There are potential solutions for all of these, including #1850/#53 and #1669, but the email notification bit is tricky if that notification should be triggered from and lead back to Netlify CMS. Have to give that a think.

rdebeasi commented 5 years ago

Yeah, I think you summed it up nicely. (#1617 would also be useful.) It would be great if contributors didn't need to context-switch and could do everything in either GitHub or Netlify CMS.

That said, there's a surprisingly large amount of functionality in issues and PRs that would have to be abstracted away in Netlify CMS. If I were implementing these features, I would be worried that I might accidentally rewrite GitHub. :wink: Do the benefits of that abstraction justify the additional complexity?

Thanks again for looking into this!

erquhart commented 5 years ago

The functionality we'd cover in Netlify CMS would work the same regardless of the backend in use (though each backend would need to provide an implementation). All I'm envisioning for now is review/discussion (comments in GitHub) and annotations for things like entry status (labels in GitHub).

rdebeasi commented 5 years ago

Cool, that sounds great to me. That would be much nicer than having a link to the GitHub PR.

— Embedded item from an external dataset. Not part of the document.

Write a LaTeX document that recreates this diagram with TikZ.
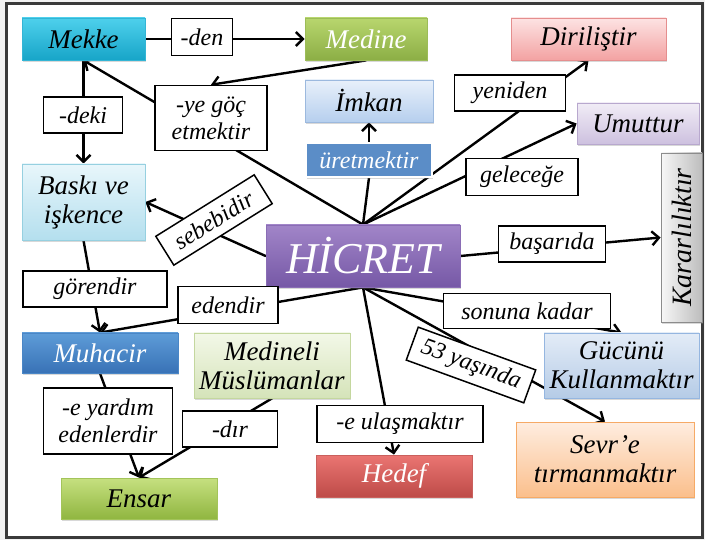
\documentclass[tikz,border=0pt]{standalone}
\usepackage{fontspec}
\setmainfont{Liberation Serif}
\usetikzlibrary{arrows.meta,shadows,backgrounds}
\definecolor{pagebg}{HTML}{F2F2F2}
\definecolor{framec}{HTML}{3A3A3A}
\definecolor{mekT}{HTML}{4ED0EC}\definecolor{mekB}{HTML}{17A5C8}\definecolor{mekD}{HTML}{33B5D5}
\definecolor{medT}{HTML}{B8D66E}\definecolor{medB}{HTML}{8CAE45}\definecolor{medD}{HTML}{9CBC58}
\definecolor{imkT}{HTML}{E8F0FA}\definecolor{imkB}{HTML}{B6CFEE}\definecolor{imkD}{HTML}{9CB9DE}
\definecolor{uretF}{HTML}{5B8DC7}
\definecolor{dirT}{HTML}{FDE3E3}\definecolor{dirB}{HTML}{F3A2A2}\definecolor{dirD}{HTML}{E58E8E}
\definecolor{umuT}{HTML}{F1ECF6}\definecolor{umuB}{HTML}{CDC1DF}\definecolor{umuD}{HTML}{B8A8CE}
\definecolor{hicT}{HTML}{A185C8}\definecolor{hicB}{HTML}{7658A6}\definecolor{hicD}{HTML}{8A6DB5}
\definecolor{karL}{HTML}{F7F7F7}\definecolor{karR}{HTML}{BDBDBD}\definecolor{karD}{HTML}{8C8C8C}
\definecolor{gucT}{HTML}{E3ECF7}\definecolor{gucB}{HTML}{B5CBE6}\definecolor{gucD}{HTML}{95B6E0}
\definecolor{sevT}{HTML}{FEEDE0}\definecolor{sevB}{HTML}{FBBF8C}\definecolor{sevD}{HTML}{F6AA66}
\definecolor{hedT}{HTML}{EA7572}\definecolor{hedB}{HTML}{BE4B48}\definecolor{hedD}{HTML}{C9605D}
\definecolor{basT}{HTML}{E8F6FB}\definecolor{basB}{HTML}{B4DFEE}\definecolor{basD}{HTML}{96D0E0}
\definecolor{muhT}{HTML}{5E9CD8}\definecolor{muhB}{HTML}{3872B6}\definecolor{muhD}{HTML}{4A86C6}
\definecolor{mliT}{HTML}{F3F8E8}\definecolor{mliB}{HTML}{D5E3B9}\definecolor{mliD}{HTML}{C4D79E}
\definecolor{ensT}{HTML}{C6E080}\definecolor{ensB}{HTML}{90B640}\definecolor{ensD}{HTML}{A3C45A}
\begin{document}
\begin{tikzpicture}[x=1pt,y=-1pt,
  box/.style={draw, line width=0.8pt, inner sep=0pt, align=center,
    font=\itshape\fontsize{27}{29}\selectfont,
    drop shadow={opacity=0.3,shadow xshift=0.8pt,shadow yshift=-1.6pt}},
  lbl/.style={draw=black, fill=white, line width=1.5pt, inner sep=0pt, align=center,
    font=\itshape\fontsize{24}{27}\selectfont},
  conn/.style={line width=2.4pt, line cap=round},
  arr/.style={conn, -{Straight Barb[length=7pt,width=14pt]}},
  sz/.style 2 args={minimum width=#1pt, minimum height=#2pt},
  cmekke/.style={top color=mekT, bottom color=mekB, draw=mekD},
  cmedine/.style={top color=medT, bottom color=medB, draw=medD, text=white},
  cimkan/.style={top color=imkT, bottom color=imkB, draw=imkD},
  curet/.style={fill=uretF, draw=white, line width=1.5pt, text=white},
  cdiril/.style={top color=dirT, bottom color=dirB, draw=dirD},
  cumut/.style={top color=umuT, bottom color=umuB, draw=umuD},
  chicret/.style={top color=hicT, bottom color=hicB, draw=hicD, text=white},
  ckarar/.style={left color=karL, right color=karR, draw=karD},
  cguc/.style={top color=gucT, bottom color=gucB, draw=gucD},
  csevr/.style={top color=sevT, bottom color=sevB, draw=sevD},
  chedef/.style={top color=hedT, bottom color=hedB, draw=hedD, text=white},
  cbaski/.style={top color=basT, bottom color=basB, draw=basD},
  cmuhac/.style={top color=muhT, bottom color=muhB, draw=muhD, text=white},
  cmedli/.style={top color=mliT, bottom color=mliB, draw=mliD},
  censar/.style={top color=ensT, bottom color=ensB, draw=ensD}]
\useasboundingbox (0,0) rectangle (705,540);

% colored nodes
\node[box,cmekke,sz={123}{42}] (mekke) at (83.5,39) {Mekke};
\node[box,cmedine,sz={122}{42}] (medine) at (366,39) {Medine};
\node[box,cimkan,sz={128}{42}] (imkan) at (369,101) {İmkan};
\node[box,curet,sz={126}{34},font=\itshape\fontsize{24}{26}\selectfont] (uret) at (369,160) {üretmektir};
\node[box,cdiril,sz={155}{42}] (dirilis) at (588.5,39) {Diriliştir};
\node[box,cumut,sz={122}{41}] (umut) at (638,123.5) {Umuttur};
\node[box,chicret,sz={194}{62},font=\itshape\fontsize{44}{46}\selectfont] (hicret) at (363,256) {HİCRET};
\node[box,ckarar,sz={41}{169},font=\itshape\fontsize{28}{30}\selectfont] (karar) at (681.5,237.5) {\rotatebox{90}{Kararlılıktır}};
\node[box,cguc,sz={155}{65}] (gucunu) at (621.5,365.5) {Gücünü\\Kullanmaktır};
\node[box,csevr,sz={178}{75}] (sevr) at (605,459.5) {Sevr’e\\tırmanmaktır};
\node[box,chedef,sz={156}{42}] (hedef) at (394,476) {Hedef};
\node[box,cbaski,sz={123}{76}] (baski) at (83.5,202) {Baskı ve\\işkence};
\node[box,cmuhac,sz={156}{40}] (muhacir) at (100,353) {Muhacir};
\node[box,cmedli,sz={156}{65}] (medineli) at (272,365.5) {Medineli\\Müslümanlar};
\node[box,censar,sz={156}{41}] (ensar) at (139,498.5) {Ensar};

% connector labels
\node[lbl,sz={61}{37}] (lden) at (202,37) {-den};
\node[lbl,sz={112}{65}] (lyegoc) at (211,118) {-ye göç\\etmektir};
\node[lbl,sz={79}{36}] (ldeki) at (83,115) {-deki};
\node[lbl,sz={111}{36}] (lyeniden) at (510,93) {yeniden};
\node[lbl,sz={112}{37}] (lgelecege) at (522,177) {geleceğe};
\node[lbl,sz={107}{36}] (lbasarida) at (552,244) {başarıda};
\node[lbl,sz={167}{35}] (lsonuna) at (527,311) {sonuna kadar};
\node[lbl,sz={125}{35},rotate=-20] (lyas) at (471,365) {53 yaşında};
\node[lbl,sz={166}{37}] (lulas) at (400,424) {-e ulaşmaktır};
\node[lbl,sz={116}{34},rotate=32] (lsebeb) at (214,220) {sebebidir};
\node[lbl,sz={144}{36}] (lgoren) at (95,289) {görendir};
\node[lbl,sz={100}{37}] (leden) at (228,305) {edendir};
\node[lbl,sz={129}{66}] (lyardim) at (108,421) {-e yardım\\edenlerdir};
\node[lbl,sz={95}{36}] (ldir) at (230,429) {-dır};

\begin{scope}[on background layer]
  \fill[pagebg] (0,0) rectangle (705,540);
  \draw[fill=white, draw=framec, line width=3pt] (6.5,3.5) rectangle (702.5,537);
  \draw[arr] (mekke) -- (medine);
  \draw[arr] (medine.south) -- (lyegoc.north);
  \draw[arr] (hicret.north) -- (mekke.south);
  \draw[arr] (mekke.south) -- (baski.north);
  \draw[conn] (hicret.north) -- (uret.south);
  \draw[arr] (uret.north) -- (imkan.south);
  \draw[arr] (hicret.north) -- (dirilis.south);
  \draw[arr] (hicret.north) -- (umut.west);
  \draw[arr] (hicret.east) -- (karar.west);
  \draw[arr] (hicret.south) -- (gucunu.north);
  \draw[arr] (hicret.south) -- (sevr.north);
  \draw[arr] (hicret.south) -- (hedef.north);
  \draw[arr] (hicret.west) -- (baski.east);
  \draw[arr] (hicret.south) -- (muhacir.north);
  \draw[arr] (baski.south) -- (muhacir.north);
  \draw[arr] (muhacir.south) -- (ensar.north);
  \draw[arr] (medineli.south) -- (ensar.north);
\end{scope}
\end{tikzpicture}
\end{document}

Would you like me to close this issue and/or file new ones? Is there a label that I could use to keep track of editorial workflow issues?

erquhart commented 5 years ago

This can be kept open as it covers a specific use case on top of the underlying requirements. Looks like you found all of the related issues, you can add #1669 as well for using PR labels to indicate workflow participation.

stale[bot] commented 4 years ago

This issue has been automatically marked as stale because it has not had recent activity. It will be closed if no further activity occurs. Thank you for your contributions.

rdebeasi commented 4 years ago

Not stale. Thank you!!

erquhart commented 4 years ago

We should consider an optional link to the underlying PR/MR. The stuff I mentioned would be great but we need a stopgap.

lbarker commented 3 years ago

@erquhart Hello! We've implemented Netlify CMS for our GitLab marketing website and need this feature verbatim. Our issue for this is here.

In the current state, our content editors must create a draft in Netlify CMS, go back to GitLab to find the merge request, and then view the review app to preview changes. We have this process documented in our handbook here.

Having a direct link from the draft in Netlify CMS to the merge request in GitLab would be a significant feature for our content editors.

A possible stopgap solution is linking directly to the branch open in GitLab/GitHub. This still requires the user to navigated to the MR from there, but it is more direct. Here's an example branch in GitLab opened from Netlify CMS for our use case.

Could we add a link to the Netlify CMS editing UI after a draft is successfully saved & branch is opened? I imagine the link structure could be something like this: repo/-/tree/cms_label_prefix/collection_name/{{file_name}}

erezrokah commented 3 years ago

Hi @lbarker, see @erquhart comment about abstraction:

The reason we're abstracting over the underlying PR is that, ideally, content editors shouldn't need to know or care about the Git side of things. Lack of robustness makes this challenging for demanding use cases like yours, but in the end, what you really want is less GitHub for your editors, not more.

May I suggest another approach for your use case?

  1. The CMS supports preview links, which means that if you add a commit status to your PRs with a URL, the CMS should show it in the editor (see https://www.netlifycms.org/docs/deploy-preview-links/#using-deploy-preview-links). From there editors should be able to directly access whatever external page you'd like.
  2. For assigning PR reviewers - ideally we would allow that in the CMS, but would using code owners work for your use case. I can see it's already configured in the repo.